Donnie Brasco features Johnny Depp as the title character, an undercover FBI agent infiltrating the New York Mafia in the late 1970s and early 1980s. Based on a true story of undercover agent Joseph D. Pistone the movie follows his gradual acceptance into the Mafia family and his close relationship with Benjamin “Lefty” Ruggiero (Al Pacino) while sacrificing connections to his real life and family.
Donnie Brasco is one of those near perfect films that works on all levels. Pacino who has built a career out of chewing scenery is practically subdued and his performance is spot on in this movie. Depp and Pacino are so immersed in their characters they, like Pistone, have gone deep undercover. Depp turns in his best “straight” performance to date and while you can convincely argue he’s still playing a “character”, its an effective illusion that serves the movie’s plot.
Writer Paul Attanasio (Creator of Homicide: Life on the Streets) makes a shrewd choice to open the movie with a scene where Donnie Brasco is in a local bar trying to initiate contact with Lefty for the first time. By immediately immersing the character and the audience in the world of the Mafia it becomes our primary point of view. The writer and director want us to question whether this guy is really FBI since he plays the role of a criminal as if he was born to it. Had they led with some background story on Pistone’s career, or the parameters of the case the movie would have been more about the cops and how they are going to make the case. Instead we are allowed to concentrate our attention on Donnie (Depp) and Lefty (Pacino) until we have firmly embraced the gangster point-of-view. Only then does the movie slowly begin to include more and more details of Brasco’s connection to the FBI.
The story plays on both Pistone/Brasco’s identity as a cop/criminal as well as his loyalties to his new Mafia family as well as his own wife and children who have lost him to his job.
When the climax of the film finally comes and Donnie is pulled out from undercover we feel his pain as he is torn away from a life he’s built and the relationships he has built. Yes he was doing a job and trying to bring these criminals to justice, but the intensity of the life he was living undercover and his betrayal of those in the Mafia that took him in affect him in ways we can’t imagine.

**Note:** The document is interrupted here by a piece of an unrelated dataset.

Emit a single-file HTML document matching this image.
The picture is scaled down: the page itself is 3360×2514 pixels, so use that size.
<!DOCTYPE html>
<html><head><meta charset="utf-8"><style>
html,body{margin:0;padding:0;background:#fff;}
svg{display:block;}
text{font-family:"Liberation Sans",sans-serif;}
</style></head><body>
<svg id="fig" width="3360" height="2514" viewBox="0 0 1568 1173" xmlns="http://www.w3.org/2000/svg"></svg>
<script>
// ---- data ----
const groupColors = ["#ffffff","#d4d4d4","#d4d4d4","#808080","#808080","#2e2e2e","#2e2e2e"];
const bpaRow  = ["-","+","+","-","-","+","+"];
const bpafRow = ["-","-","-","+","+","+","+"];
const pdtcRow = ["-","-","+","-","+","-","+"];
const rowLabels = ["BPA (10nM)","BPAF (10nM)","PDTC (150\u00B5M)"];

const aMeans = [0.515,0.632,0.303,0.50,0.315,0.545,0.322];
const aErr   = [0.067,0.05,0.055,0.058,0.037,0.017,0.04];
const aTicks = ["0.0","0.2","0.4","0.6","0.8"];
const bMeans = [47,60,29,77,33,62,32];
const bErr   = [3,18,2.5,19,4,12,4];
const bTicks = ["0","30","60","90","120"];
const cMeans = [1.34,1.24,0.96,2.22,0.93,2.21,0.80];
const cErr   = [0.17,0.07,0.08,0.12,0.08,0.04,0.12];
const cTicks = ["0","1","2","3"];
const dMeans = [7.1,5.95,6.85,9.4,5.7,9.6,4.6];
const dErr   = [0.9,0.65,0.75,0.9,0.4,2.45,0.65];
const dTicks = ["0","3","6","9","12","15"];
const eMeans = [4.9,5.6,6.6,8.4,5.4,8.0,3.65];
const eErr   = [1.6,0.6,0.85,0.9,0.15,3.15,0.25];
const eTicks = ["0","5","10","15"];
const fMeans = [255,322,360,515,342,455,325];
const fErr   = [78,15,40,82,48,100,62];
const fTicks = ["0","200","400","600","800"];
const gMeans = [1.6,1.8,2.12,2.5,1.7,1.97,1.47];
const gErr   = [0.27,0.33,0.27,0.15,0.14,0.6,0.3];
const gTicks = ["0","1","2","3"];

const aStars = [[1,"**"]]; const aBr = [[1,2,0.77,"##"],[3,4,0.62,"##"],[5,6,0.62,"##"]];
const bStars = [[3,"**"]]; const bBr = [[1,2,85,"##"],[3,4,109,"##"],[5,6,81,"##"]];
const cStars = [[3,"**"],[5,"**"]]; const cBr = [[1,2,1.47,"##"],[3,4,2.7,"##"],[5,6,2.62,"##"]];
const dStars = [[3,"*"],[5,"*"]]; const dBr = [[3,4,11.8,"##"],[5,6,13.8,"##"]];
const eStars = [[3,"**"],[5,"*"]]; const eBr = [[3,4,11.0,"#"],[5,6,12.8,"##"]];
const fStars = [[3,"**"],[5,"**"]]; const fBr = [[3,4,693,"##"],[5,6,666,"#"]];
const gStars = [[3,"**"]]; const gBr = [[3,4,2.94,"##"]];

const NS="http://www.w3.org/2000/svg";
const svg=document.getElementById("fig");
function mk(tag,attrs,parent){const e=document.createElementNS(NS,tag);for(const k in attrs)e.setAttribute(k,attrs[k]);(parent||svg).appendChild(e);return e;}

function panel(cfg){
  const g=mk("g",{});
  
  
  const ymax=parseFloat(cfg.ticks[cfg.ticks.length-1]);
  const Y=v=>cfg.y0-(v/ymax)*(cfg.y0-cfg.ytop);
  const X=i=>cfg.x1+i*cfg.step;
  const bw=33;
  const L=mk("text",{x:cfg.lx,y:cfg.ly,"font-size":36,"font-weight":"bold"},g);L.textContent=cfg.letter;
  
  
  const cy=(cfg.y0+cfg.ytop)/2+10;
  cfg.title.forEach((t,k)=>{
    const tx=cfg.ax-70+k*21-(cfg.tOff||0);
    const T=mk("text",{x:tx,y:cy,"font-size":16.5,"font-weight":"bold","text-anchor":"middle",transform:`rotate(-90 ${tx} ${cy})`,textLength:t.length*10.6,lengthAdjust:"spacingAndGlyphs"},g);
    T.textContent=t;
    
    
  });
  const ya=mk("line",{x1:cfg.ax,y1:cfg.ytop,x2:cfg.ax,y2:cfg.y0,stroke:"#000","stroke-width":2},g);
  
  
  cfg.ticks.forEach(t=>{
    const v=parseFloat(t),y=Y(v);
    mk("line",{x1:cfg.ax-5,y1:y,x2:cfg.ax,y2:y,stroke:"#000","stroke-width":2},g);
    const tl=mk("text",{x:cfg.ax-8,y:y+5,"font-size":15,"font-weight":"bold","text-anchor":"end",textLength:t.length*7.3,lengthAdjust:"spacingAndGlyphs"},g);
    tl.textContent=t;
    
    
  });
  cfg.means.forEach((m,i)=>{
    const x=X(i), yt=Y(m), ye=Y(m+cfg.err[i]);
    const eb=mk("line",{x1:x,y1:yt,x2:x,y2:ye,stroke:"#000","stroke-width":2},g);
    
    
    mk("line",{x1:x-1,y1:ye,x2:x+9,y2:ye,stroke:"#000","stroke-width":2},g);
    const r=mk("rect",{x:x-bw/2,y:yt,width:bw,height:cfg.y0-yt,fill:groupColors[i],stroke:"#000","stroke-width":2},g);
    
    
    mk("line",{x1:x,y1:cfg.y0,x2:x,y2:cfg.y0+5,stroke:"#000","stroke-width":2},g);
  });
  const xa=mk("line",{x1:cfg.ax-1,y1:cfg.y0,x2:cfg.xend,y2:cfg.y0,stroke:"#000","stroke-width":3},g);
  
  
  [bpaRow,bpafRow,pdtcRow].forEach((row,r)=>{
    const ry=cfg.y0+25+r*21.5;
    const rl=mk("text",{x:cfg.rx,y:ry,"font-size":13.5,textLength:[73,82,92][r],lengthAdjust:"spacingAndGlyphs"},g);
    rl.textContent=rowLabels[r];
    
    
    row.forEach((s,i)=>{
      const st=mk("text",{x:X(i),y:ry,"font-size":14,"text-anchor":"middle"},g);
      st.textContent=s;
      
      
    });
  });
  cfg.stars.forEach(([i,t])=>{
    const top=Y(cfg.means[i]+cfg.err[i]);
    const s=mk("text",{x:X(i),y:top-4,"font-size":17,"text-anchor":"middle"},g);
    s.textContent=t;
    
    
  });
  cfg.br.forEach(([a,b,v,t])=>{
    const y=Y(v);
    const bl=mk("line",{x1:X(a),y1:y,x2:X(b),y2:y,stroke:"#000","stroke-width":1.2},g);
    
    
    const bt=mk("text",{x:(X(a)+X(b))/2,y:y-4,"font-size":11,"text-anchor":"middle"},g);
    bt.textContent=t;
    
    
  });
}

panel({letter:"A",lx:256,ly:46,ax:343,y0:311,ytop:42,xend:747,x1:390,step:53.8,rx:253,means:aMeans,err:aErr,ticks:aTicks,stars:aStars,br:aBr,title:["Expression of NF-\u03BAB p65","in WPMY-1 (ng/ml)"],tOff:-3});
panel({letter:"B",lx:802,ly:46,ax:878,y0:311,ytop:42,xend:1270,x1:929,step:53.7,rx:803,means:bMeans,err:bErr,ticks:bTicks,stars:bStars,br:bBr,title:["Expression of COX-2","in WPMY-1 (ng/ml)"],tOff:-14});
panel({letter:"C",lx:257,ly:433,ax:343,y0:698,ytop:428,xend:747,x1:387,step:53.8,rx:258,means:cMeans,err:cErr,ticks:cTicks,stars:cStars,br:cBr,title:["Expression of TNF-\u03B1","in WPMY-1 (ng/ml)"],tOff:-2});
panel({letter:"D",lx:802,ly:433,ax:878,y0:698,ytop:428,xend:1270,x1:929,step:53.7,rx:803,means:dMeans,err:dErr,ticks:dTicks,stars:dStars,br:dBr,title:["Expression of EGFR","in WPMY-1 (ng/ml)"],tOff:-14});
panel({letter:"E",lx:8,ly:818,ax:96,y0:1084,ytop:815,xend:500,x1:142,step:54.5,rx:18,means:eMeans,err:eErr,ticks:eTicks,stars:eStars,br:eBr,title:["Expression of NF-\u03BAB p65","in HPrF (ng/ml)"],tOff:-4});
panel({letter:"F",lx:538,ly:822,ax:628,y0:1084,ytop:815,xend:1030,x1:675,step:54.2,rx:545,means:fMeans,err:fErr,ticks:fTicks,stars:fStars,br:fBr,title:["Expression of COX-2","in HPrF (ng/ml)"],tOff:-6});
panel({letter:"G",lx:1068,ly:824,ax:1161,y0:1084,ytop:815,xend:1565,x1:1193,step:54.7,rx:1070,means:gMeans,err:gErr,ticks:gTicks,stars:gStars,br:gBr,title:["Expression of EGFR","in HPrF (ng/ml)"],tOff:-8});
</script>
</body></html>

As for Depp’s I thought he reached new heights with the intensity of his performance in the movie. Up until now it feels like many of the characters he’s played have been “along for the ride”, reacting to what life throws at them, whereas in Donnie Brasco, we get a feel for both Depp’s ability to “go undercover” in a character while the character he is playing is still calling the shots and putting it all out there. In Donnie Brasco both the actor Depp and the FBI Agent Pistone are, to borrow a poker term, “all in”. It’s all or nothing.
The movie does a great job of giving us a glimpse into the complexity of the politics, relationships, and dealings of the criminal underworld without overly glamorizing the lifestyle like some gangster movies do. Well written, directed, and acted by all involved its a movie I would highly recommend to anyone that likes a good drama.
By the Numbers…
- The fifth movie in which Depp plays the character the movie is named after. The other four being Ed Wood, What’s Eating Gilbert Grape?, Edward Scissorhands, and Don Juan DeMarco.
- The second movie in which Depp’s character has facial hair for part of the movie.